• [WRITTEN EXERCISE]:
Transcribe the material in full. Nothing should differ except that the pictures are left out.
────────
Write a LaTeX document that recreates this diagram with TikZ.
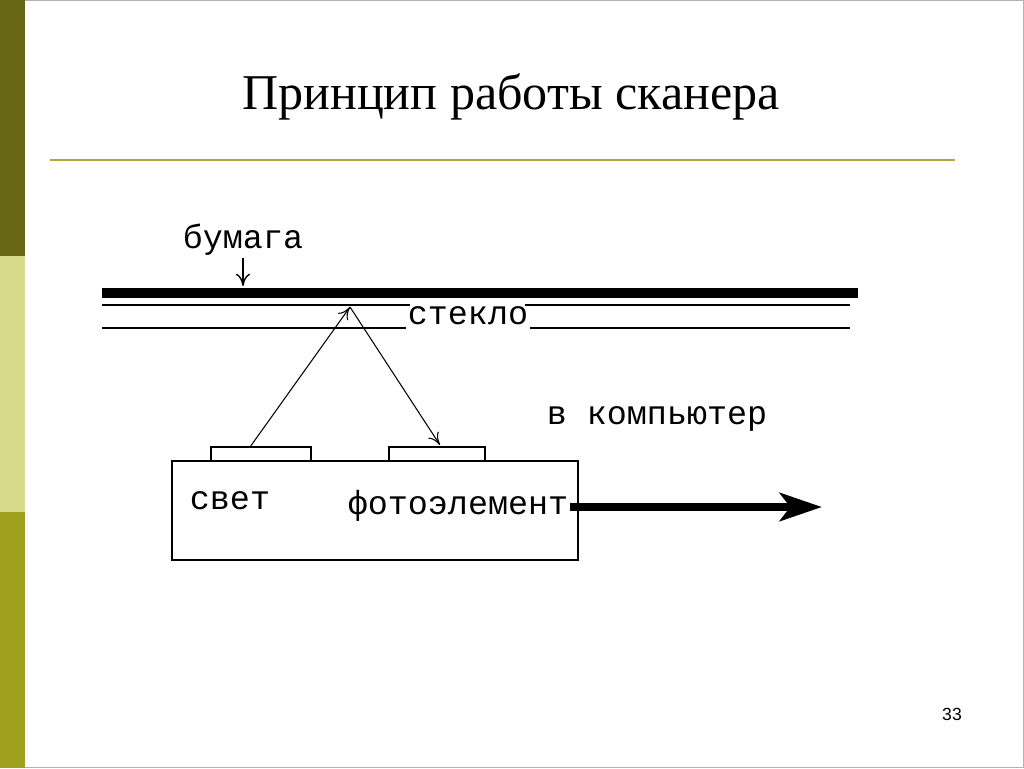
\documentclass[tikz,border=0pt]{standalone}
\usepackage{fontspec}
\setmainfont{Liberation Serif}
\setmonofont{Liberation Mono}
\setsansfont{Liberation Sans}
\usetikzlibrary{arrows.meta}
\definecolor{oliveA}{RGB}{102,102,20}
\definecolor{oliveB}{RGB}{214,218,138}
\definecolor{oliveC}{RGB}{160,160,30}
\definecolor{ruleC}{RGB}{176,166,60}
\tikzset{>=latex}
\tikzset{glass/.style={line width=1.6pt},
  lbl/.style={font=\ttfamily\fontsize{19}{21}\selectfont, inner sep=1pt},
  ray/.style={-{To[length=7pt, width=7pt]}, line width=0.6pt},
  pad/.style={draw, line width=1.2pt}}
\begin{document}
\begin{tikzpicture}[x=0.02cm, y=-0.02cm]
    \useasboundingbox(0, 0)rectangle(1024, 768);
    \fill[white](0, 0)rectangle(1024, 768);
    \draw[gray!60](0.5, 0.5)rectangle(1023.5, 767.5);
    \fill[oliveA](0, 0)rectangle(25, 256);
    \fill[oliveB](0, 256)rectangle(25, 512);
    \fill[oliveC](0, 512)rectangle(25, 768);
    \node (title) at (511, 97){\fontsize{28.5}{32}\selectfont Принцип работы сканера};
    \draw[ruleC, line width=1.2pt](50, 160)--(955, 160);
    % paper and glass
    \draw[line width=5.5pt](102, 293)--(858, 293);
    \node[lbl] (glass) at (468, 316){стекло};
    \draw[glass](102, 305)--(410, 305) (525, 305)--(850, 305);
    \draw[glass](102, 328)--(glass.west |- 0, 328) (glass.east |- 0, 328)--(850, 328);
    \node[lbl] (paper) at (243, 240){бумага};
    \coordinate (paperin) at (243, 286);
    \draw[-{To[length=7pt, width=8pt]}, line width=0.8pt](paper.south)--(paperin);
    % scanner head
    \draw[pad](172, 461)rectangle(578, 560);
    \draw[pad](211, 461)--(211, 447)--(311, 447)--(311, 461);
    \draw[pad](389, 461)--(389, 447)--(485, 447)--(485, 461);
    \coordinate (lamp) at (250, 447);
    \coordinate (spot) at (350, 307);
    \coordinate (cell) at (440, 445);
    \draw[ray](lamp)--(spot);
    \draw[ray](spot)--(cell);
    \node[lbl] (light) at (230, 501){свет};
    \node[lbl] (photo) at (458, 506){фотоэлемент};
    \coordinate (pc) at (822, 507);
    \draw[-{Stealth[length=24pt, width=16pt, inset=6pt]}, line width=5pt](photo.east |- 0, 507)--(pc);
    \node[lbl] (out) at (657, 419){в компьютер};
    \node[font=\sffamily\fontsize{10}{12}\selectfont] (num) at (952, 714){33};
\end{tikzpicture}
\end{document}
────────
• [WRITTEN RESPONSE]:
Write a LaTeX document that recreates this diagram with TikZ.
\documentclass[tikz,border=0pt]{standalone}
\usepackage{fontspec}
\setmainfont{Liberation Serif}
\setmonofont{Liberation Mono}
\setsansfont{Liberation Sans}
\usetikzlibrary{arrows.meta}
\definecolor{oliveA}{RGB}{102,102,20}
\definecolor{oliveB}{RGB}{214,218,138}
\definecolor{oliveC}{RGB}{160,160,30}
\definecolor{ruleC}{RGB}{176,166,60}
\tikzset{>=latex}
\tikzset{glass/.style={line width=1.6pt},
  lbl/.style={font=\ttfamily\fontsize{19}{21}\selectfont, inner sep=1pt},
  ray/.style={-{To[length=7pt, width=7pt]}, line width=0.6pt},
  pad/.style={draw, line width=1.2pt}}
\begin{document}
\begin{tikzpicture}[x=0.02cm, y=-0.02cm]
    \useasboundingbox(0, 0)rectangle(1024, 768);
    \fill[white](0, 0)rectangle(1024, 768);
    \draw[gray!60](0.5, 0.5)rectangle(1023.5, 767.5);
    \fill[oliveA](0, 0)rectangle(25, 256);
    \fill[oliveB](0, 256)rectangle(25, 512);
    \fill[oliveC](0, 512)rectangle(25, 768);
    \node (title) at (511, 97){\fontsize{28.5}{32}\selectfont Принцип работы сканера};
    \draw[ruleC, line width=1.2pt](50, 160)--(955, 160);
    % paper and glass
    \draw[line width=5.5pt](102, 293)--(858, 293);
    \node[lbl] (glass) at (468, 316){стекло};
    \draw[glass](102, 305)--(410, 305) (525, 305)--(850, 305);
    \draw[glass](102, 328)--(glass.west |- 0, 328) (glass.east |- 0, 328)--(850, 328);
    \node[lbl] (paper) at (243, 240){бумага};
    \coordinate (paperin) at (243, 286);
    \draw[-{To[length=7pt, width=8pt]}, line width=0.8pt](paper.south)--(paperin);
    % scanner head
    \draw[pad](172, 461)rectangle(578, 560);
    \draw[pad](211, 461)--(211, 447)--(311, 447)--(311, 461);
    \draw[pad](389, 461)--(389, 447)--(485, 447)--(485, 461);
    \coordinate (lamp) at (250, 447);
    \coordinate (spot) at (350, 307);
    \coordinate (cell) at (440, 445);
    \draw[ray](lamp)--(spot);
    \draw[ray](spot)--(cell);
    \node[lbl] (light) at (230, 501){свет};
    \node[lbl] (photo) at (458, 506){фотоэлемент};
    \coordinate (pc) at (822, 507);
    \draw[-{Stealth[length=24pt, width=16pt, inset=6pt]}, line width=5pt](photo.east |- 0, 507)--(pc);
    \node[lbl] (out) at (657, 419){в компьютер};
    \node[font=\sffamily\fontsize{10}{12}\selectfont] (num) at (952, 714){33};
\end{tikzpicture}
\end{document}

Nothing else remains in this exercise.